Solemnly he came forward and mounted the round gunrest. He faced about and blessed gravely thrice the tower, the surrounding country and the awaking mountains. Then, catching sight of Stephen Dedalus, he bent towards him and made rapid crosses in the air, gurgling in his throat and shaking his head. Stephen Dedalus, displeased and sleepy, leaned his arms on the top of the staircase and looked coldly at the shaking gurgling face that blessed him, equine in its length, and at the light untonsured hair, grained and hued like pale oak.

Buck Mulligan peeped an instant under the mirror and then covered the bowl smartly.     

***

My own brush with a group celebration of Ulysses came not on Bloomsday, but on a Chicago Easter weekend.

It was sometime in the early ‘70’sChicago was in the grips of a monumental ice storm.  A consultation of meteorological history and a table fixing the dates of that gypsy holiday would firmly fix the date.  1970 or ’71 would be my guess.

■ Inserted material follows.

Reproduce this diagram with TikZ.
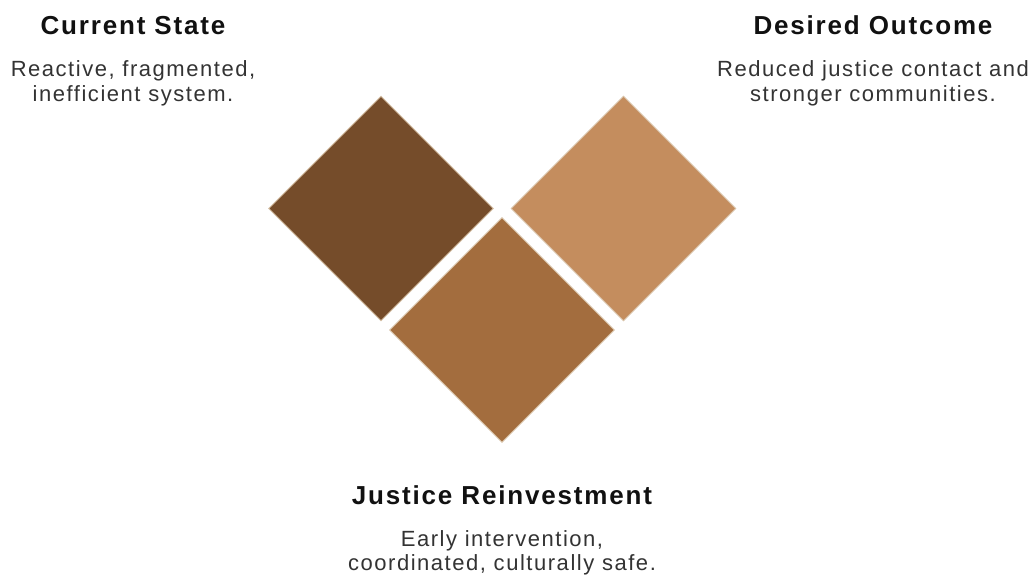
\documentclass[tikz,border=0pt]{standalone}
\usepackage{fontspec}
\setmainfont{Liberation Sans}
\newfontfamily\bodyface{Liberation Sans}[LetterSpace=7]
\newfontfamily\titleface{Liberation Sans}[LetterSpace=7]
\usetikzlibrary{shapes.geometric}
\definecolor{cdark}{HTML}{754C2A}
\definecolor{cmid}{HTML}{A36D3E}
\definecolor{clight}{HTML}{C48D5E}
\definecolor{cedge}{HTML}{D9C4AA}
\definecolor{ctitle}{HTML}{111111}
\definecolor{cbody}{HTML}{333333}
\tikzset{
  tile/.style={diamond, aspect=1, minimum width=225pt, minimum height=225pt, inner sep=0pt, draw=cedge, line width=0.9pt},
  title/.style={anchor=base, text=ctitle, font=\titleface\fontsize{26}{30}\selectfont\bfseries},
  body/.style={anchor=base, text=cbody, font=\bodyface\fontsize{22}{26}\selectfont, align=center}
}
\begin{document}
\begin{tikzpicture}[x=1pt,y=-1pt]
\useasboundingbox (0,0) rectangle (1034,583);
\fill[white] (0,0) rectangle (1034,583);
\node[tile, fill=cdark] (current) at (381,208.5) {};
\node[tile, fill=clight] (outcome) at (623.5,208.5) {};
\node[tile, fill=cmid] (reinvest) at (502,330) {};
\node[title] (t1) at (133,35) {Current State};
\node[body] (b1a) at (133,77) {Reactive, fragmented,};
\node[body] (b1b) at (133,101.5) {inefficient system.};
\node[title] (t2) at (873,35) {Desired Outcome};
\node[body] (b2a) at (873,77) {Reduced justice contact and};
\node[body] (b2b) at (873,101.5) {stronger communities.};
\node[title] (t3) at (502,504) {Justice Reinvestment};
\node[body] (b3a) at (502,546) {Early intervention,};
\node[body] (b3b) at (502,570.5) {coordinated, culturally safe.};
\end{tikzpicture}
\end{document}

We slip-slided—literally since ice thickly coated the streets and sidewalks—over to my friend Penny’s  second floor apartment somewhere south of Armitage Avenue between Old Town and Halstead.  The “we” were young Wobblies. The mission was to read aloud from Ulysses while sipping Bushmill’s Irish Whiskey and ingesting some very powerful purple acid.  We had a little grass as well, just to keep the edge off.


It was probably Kathleen’s idea.  She was our leading enthusiast for Irish culture.  She knew the great old songs, played a small, dark Martin guitar, could beat a bodhrán, and blow a penny whistle in a pinch.  Or it may have been Penny.  She was quite literary.  It may even have been my doing, hatched over too many beers at O’Rourke’s Pub on North Avenue where portraits of Joyce and other Irish scribe watch silently as newspaper types, writers, and a wannabes like me regaled each other with lies. 


I am a little unclear as to all of the participants.  Young Dean, recently arrived from Portland was there.  I can’t imagine that Leslie and Mary—eccentric even in our circles—songwriter/singer/cat lady/lesbian/anarchists, missed the occasion.  I am sure there were others.    


We settled into the living room and began to drink, toke and read as the acid began its work.  I can’t remember if we tried to start at the beginning or someplace else like Molly Bloom’s soliloquy.


After a while, I remember watching the window in Penny’s living room as if it were a movie screen.  The window stretched nearly the width of the room, which itself took up the whole front of the second story of the frame two-flat. It was no more than two or three feet high.  Lying on the floor, I could see nothing but the three bare poplars, heavy with ice, sway in the wind against a slate sky in time to the rhythms of Joycean nonsense.